研究室選び+

研究室で伸びる学生=どこに行っても(研究)成果を出せる学生:指導教官の手足となって実験すればもちろん成果は出るのですが、自分の頭がついてこなければ卒業後に困ります。以下にどこでも(会社でもアカデミアでも)成果を出せる人材になる確率が高い、伸びる(一緒に研究したい)学生像を示します。

  • 学部の成績が良い-成績と研究能力には正の相関があります (地頭が良いとは違います。決められた課題を期間内に終わらせる努力ができる学生は研究の方法も身につけることができます)

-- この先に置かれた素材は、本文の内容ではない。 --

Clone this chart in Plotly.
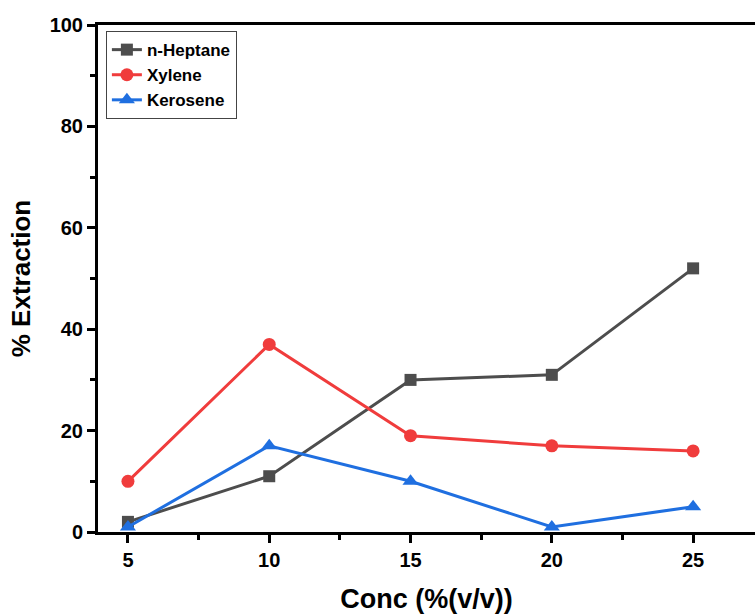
import plotly.graph_objects as go

conc = [5, 10, 15, 20, 25]
heptane = [2, 11, 30, 31, 52]
xylene = [10, 37, 19, 17, 16]
kerosene = [1, 17, 10, 1, 5]

fig = go.Figure()
fig.add_trace(go.Scatter(x=conc, y=heptane, name="n-Heptane", mode="lines+markers",
                         line=dict(color="#4d4d4d", width=3),
                         marker=dict(symbol="square", size=12, color="#4d4d4d")))
fig.add_trace(go.Scatter(x=conc, y=xylene, name="Xylene", mode="lines+markers",
                         line=dict(color="#f03c3c", width=3),
                         marker=dict(symbol="circle", size=13, color="#f03c3c")))
fig.add_trace(go.Scatter(x=conc, y=kerosene, name="Kerosene", mode="lines+markers",
                         line=dict(color="#1f6fe0", width=3),
                         marker=dict(symbol="triangle-up", size=14, color="#1f6fe0")))

font_family = "Liberation Sans, Arial, sans-serif"
fig.update_layout(
    width=755, height=614,
    margin=dict(l=98, r=0, t=25, b=82),
    plot_bgcolor="white", paper_bgcolor="white",
    font=dict(family=font_family, color="black"),
    showlegend=True,
    legend=dict(x=0.012, y=0.988, xanchor="left", yanchor="top",
                bgcolor="white", bordercolor="#444", borderwidth=1,
                font=dict(size=17, family=font_family, weight="bold"),
                tracegroupgap=0, itemwidth=30),
    xaxis=dict(range=[3.94, 27.19], tickvals=[5, 10, 15, 20, 25],
               ticks="outside", ticklen=8, tickwidth=3, tickcolor="black",
               showline=True, linewidth=3, linecolor="black", mirror=True,
               showgrid=False, zeroline=False,
               minor=dict(tickvals=[7.5, 12.5, 17.5, 22.5], ticks="outside",
                          ticklen=5, tickwidth=3, tickcolor="black"),
               tickfont=dict(size=20, family=font_family, weight="bold"),
               title=dict(text="Conc (%(v/v))", standoff=20,
                          font=dict(size=27, family=font_family, weight="bold"))),
    yaxis=dict(range=[0, 100], tickvals=[0, 20, 40, 60, 80, 100],
               ticks="outside", ticklen=8, tickwidth=3, tickcolor="black",
               showline=True, linewidth=3, linecolor="black", mirror=False,
               showgrid=False, zeroline=False,
               minor=dict(tickvals=[10, 30, 50, 70, 90], ticks="outside",
                          ticklen=5, tickwidth=3, tickcolor="black"),
               tickfont=dict(size=20, family=font_family, weight="bold"),
               title=dict(text="% Extraction", standoff=12,
                          font=dict(size=26, family=font_family, weight="bold"))),
)

fig.write_html("out.html")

  • 能動的-3回生までは授業に出席すれば出席点がもらえ、与えられた課題をこなせば”優”がもらえます。研究室ではプラスアルファとして、研究室メンバーとの切磋琢磨が求められます。
  • 身軽で手が動く-未知の問題を解くためには、まず実験してヒントを集めることが大事です。考え抜いて最適条件を吟味して・・結局うまくいかない、は研究あるある*です(*逆に最初の条件が一番良かった、もあるあるです)

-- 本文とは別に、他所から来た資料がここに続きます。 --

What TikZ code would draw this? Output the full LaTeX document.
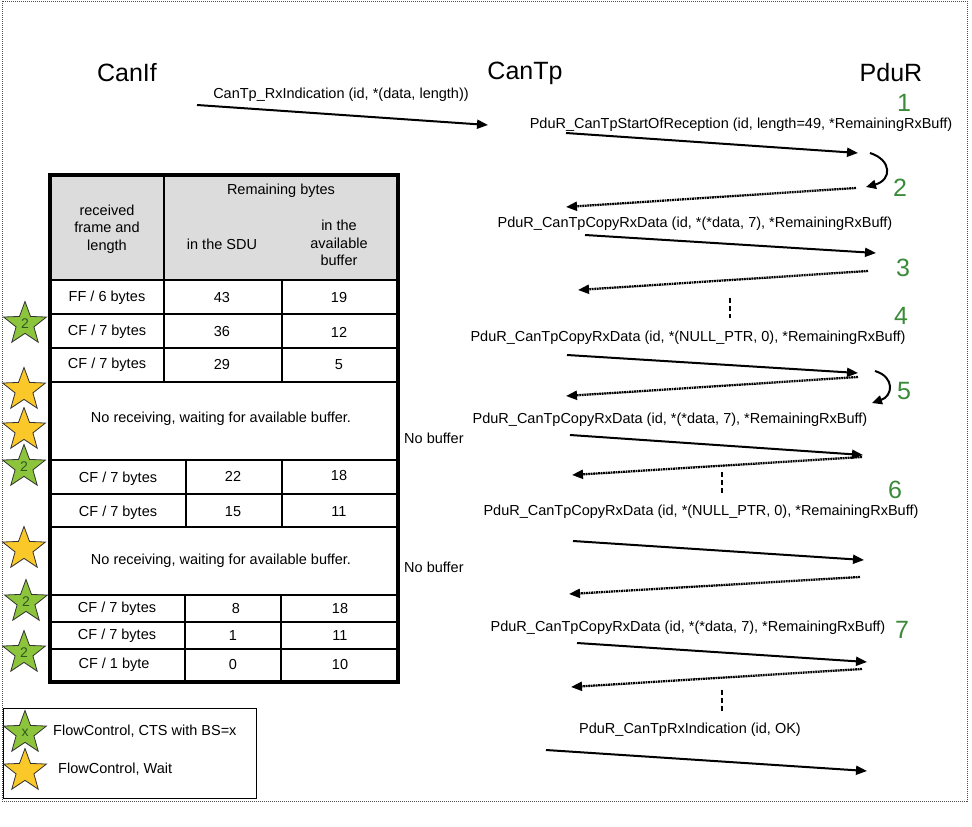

  • コミュ力がある-現代の化学研究は一人では進められません。未知の問題を解くためには、あらゆるリソースを活用しなければいけません。どんな場所でも・どんな相手に対しても堂々と自分を主張し議論できる度胸と知性(=コミュ力)が必要です。(世間の認識が追いついていませんが、どんな職業にもまして、研究者こそコミュ力が必要です)
  • 素直-素直な人には情報・リソースが集まります。ひねくれた人は周りを疲弊させます。(ひねくれた人のほうが研究者に向いているという誤解がありますが、ひねくれとこだわりは別物です)。

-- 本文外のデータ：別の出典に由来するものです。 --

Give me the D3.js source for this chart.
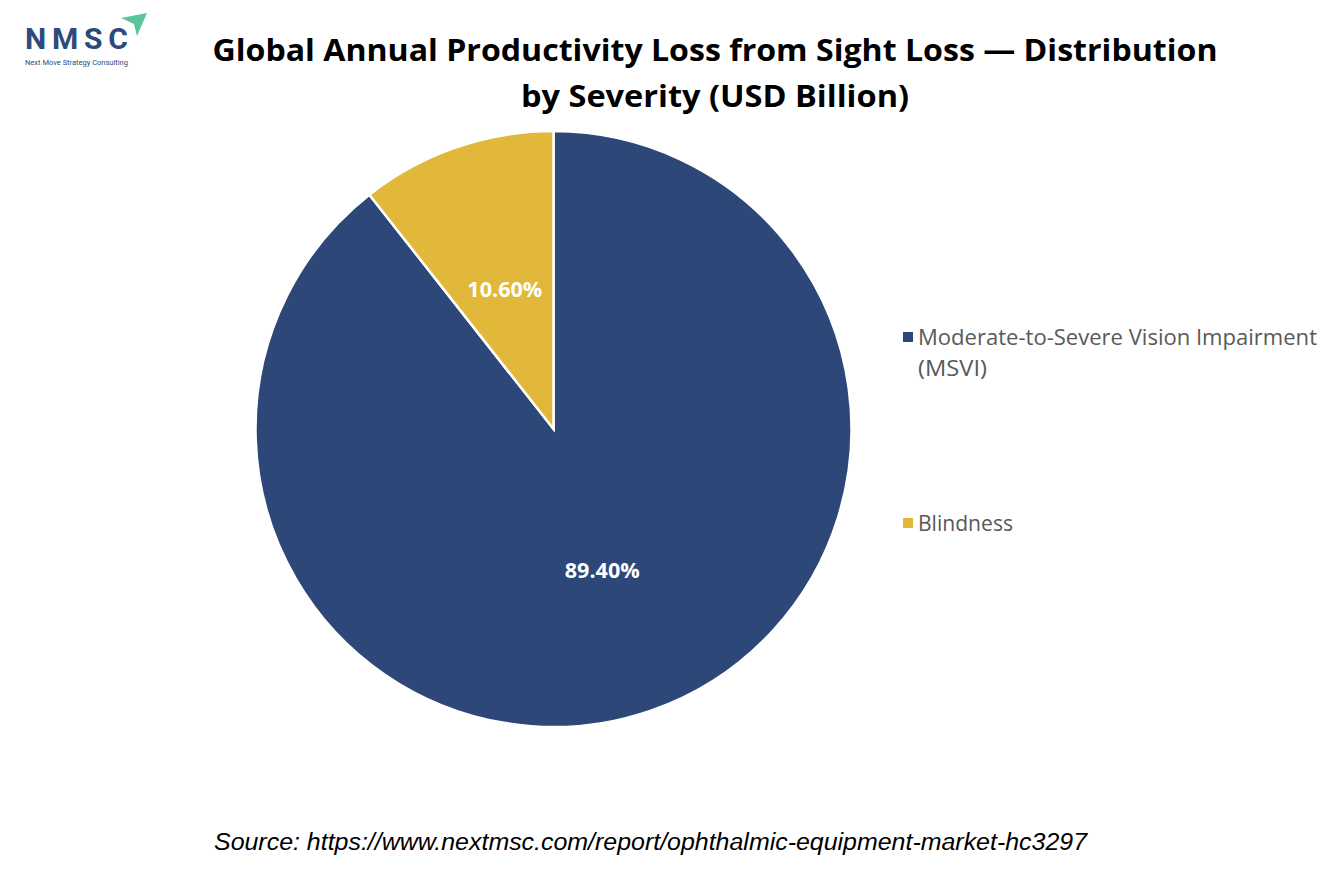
<!DOCTYPE html>
<html>
<head>
<meta charset="utf-8">
<script src="https://cdn.jsdelivr.net/npm/d3@7"></script>
<style>
  body { margin: 0; background: #fff; }
</style>
</head>
<body>
<div id="chart"></div>
<script>
// Data
var categories = ['Moderate-to-Severe Vision Impairment (MSVI)', 'Blindness'];
var shares = [89.40, 10.60];
var colors = ['#2C4778', '#E2B83B'];
var legendLines = [['Moderate-to-Severe Vision Impairment', '(MSVI)'], ['Blindness']];
var titleLines = ['Global Annual Productivity Loss from Sight Loss \u2014 Distribution', 'by Severity (USD Billion)'];
var sourceText = 'Source: https://www.nextmsc.com/report/ophthalmic-equipment-market-hc3297';

var width = 1334, height = 889;

var svg = d3.select('#chart')
  .append('svg')
  .attr('width', width)
  .attr('height', height);

// logo
var logo = svg.append('g');
logo.append('path')
  .attr('d', 'M121,18 L147,13 L137,36 L134,24 Z')
  .style('fill', '#5cc39a');
logo.append('text')
  .attr('x', 25).attr('y', 49)
  .text('NMSC')
  .attr('textLength', 103)
  .attr('lengthAdjust', 'spacing')
  .style('font-family', 'Roboto, sans-serif')
  .style('font-weight', 'bold')
  .style('font-size', '30px')
  .style('fill', '#2d4a7c');
logo.append('text')
  .attr('x', 25).attr('y', 65)
  .text('Next Move Strategy Consulting')
  .attr('textLength', 103)
  .attr('lengthAdjust', 'spacingAndGlyphs')
  .style('font-family', 'Roboto, sans-serif')
  .style('font-size', '7.5px')
  .style('fill', '#2d4a7c');

// title
var titleWidths = [1005, 388];
svg.selectAll('text.title')
  .data(titleLines)
  .enter()
  .append('text')
  .attr('class', 'title')
  .attr('x', 715)
  .attr('y', function(d, i) { return 61 + i * 46; })
  .attr('text-anchor', 'middle')
  .attr('textLength', function(d, i) { return titleWidths[i]; })
  .attr('lengthAdjust', 'spacingAndGlyphs')
  .text(function(d) { return d; })
  .style('font-family', '"Open Sans", sans-serif')
  .style('font-weight', 'bold')
  .style('font-size', '31px')
  .style('fill', '#000');

// pie
var cx = 553.5, cy = 429, radius = 298;

var pie = d3.pie().sort(null).value(function(d) { return d; });
var arcs = pie(shares);
var arc = d3.arc().innerRadius(0).outerRadius(radius);
var labelArc = d3.arc().innerRadius(radius * 0.5).outerRadius(radius * 0.5);

var pieG = svg.append('g').attr('transform', 'translate(' + cx + ',' + cy + ')');

pieG.selectAll('path')
  .data(arcs)
  .enter()
  .append('path')
  .attr('d', arc)
  .style('fill', function(d, i) { return colors[i]; })
  .style('stroke', '#fff')
  .style('stroke-width', 2.5);

pieG.selectAll('text')
  .data(arcs)
  .enter()
  .append('text')
  .attr('transform', function(d) { return 'translate(' + labelArc.centroid(d) + ')'; })
  .attr('text-anchor', 'middle')
  .attr('dy', '0.4em')
  .attr('textLength', 75)
  .attr('lengthAdjust', 'spacingAndGlyphs')
  .text(function(d) { return d.value.toFixed(2) + '%'; })
  .style('font-family', '"Open Sans", sans-serif')
  .style('font-weight', 'bold')
  .style('font-size', '21px')
  .style('fill', '#fff');

// legend
var legendY = [345, 531];
var legendWidths = [[399, 69], [95]];
var legend = svg.selectAll('g.legend')
  .data(categories)
  .enter()
  .append('g')
  .attr('class', 'legend')
  .attr('transform', function(d, i) { return 'translate(903,' + legendY[i] + ')'; });

legend.append('rect')
  .attr('x', 0).attr('y', -13)
  .attr('width', 10).attr('height', 10)
  .style('fill', function(d, i) { return colors[i]; });

legend.each(function(d, i) {
  var g = d3.select(this);
  legendLines[i].forEach(function(line, j) {
    g.append('text')
      .attr('x', 15)
      .attr('y', j * 31)
      .attr('textLength', legendWidths[i][j])
      .attr('lengthAdjust', 'spacingAndGlyphs')
      .text(line)
      .style('font-family', '"Open Sans", sans-serif')
      .style('font-size', '21px')
      .style('fill', '#595959');
  });
});

// source
svg.append('text')
  .attr('x', 214)
  .attr('y', 850)
  .attr('textLength', 873)
  .attr('lengthAdjust', 'spacingAndGlyphs')
  .text(sourceText)
  .style('font-family', '"Liberation Sans", Arial, sans-serif')
  .style('font-style', 'italic')
  .style('font-size', '23px')
  .style('fill', '#000');
</script>
</body>
</html>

伸びる学生も伸びる環境になければ宝の持ち腐れです。以下に学生を伸ばす(こうありたい)研究室像を示します。

  • 居心地がよいー快適に過ごせることが大前提です。
  • 試行錯誤すべき場所で試行錯誤できるー研究室紹介などで、”学生自ら考え、試行錯誤しながら研究を進めてもらいます”という言説を散見します。一見尤もらしいですが、鵜呑みにするのは危険です。というのも、現代化学のフロンティアは、学生が試行錯誤して届くところにはありません。闇雲に試行錯誤する前に、まず先人が積み上げた石垣をフロンティアが見えるところまで登る必要があります。学生をそこまで導く体制(あるいは意思)がある研究室は、すべき場所で試行錯誤させてくれるでしょう。指導体制を配属前に見極めるのは至難の業ですが、学生が筆頭著者の論文が多い・博士課程の学生が多い研究室は体制が整っていることが多いです。
  • 必殺技/得意技がある-特に卒業後大学や国研などアカデミックに進みたい学生は、キラーテクノロジ(必殺技・得意技)を持つ研究室に進むと良いでしょう。そんな研究室で身につける技術は、その後オリジナルの必殺技を編み出すとっかかりになります。研究室訪問で、”この研究室の得意技は何ですか?*”と聞くと教えてもらえます。(*聞かれる側には厳しい質問です。研究者は常に自分にしか出来ないことは何か自問自答しています)
  • 強い研究ネットワーク-国内外の研究室とのネットワークを持ち、研究コミュニティの中にいることで、常に研究トレンドをキャッチすることは、学生の指導にも重要です。これも配属前に見極めることは難しいですが、学生/教員の学会発表数が多いことは研究コミュニティの中にいる必要条件です。
  • 強いOB/OGネットワーク-OB/OGが活躍している研究室、OB/OGが顔を出したくなる研究室は良い研究室です。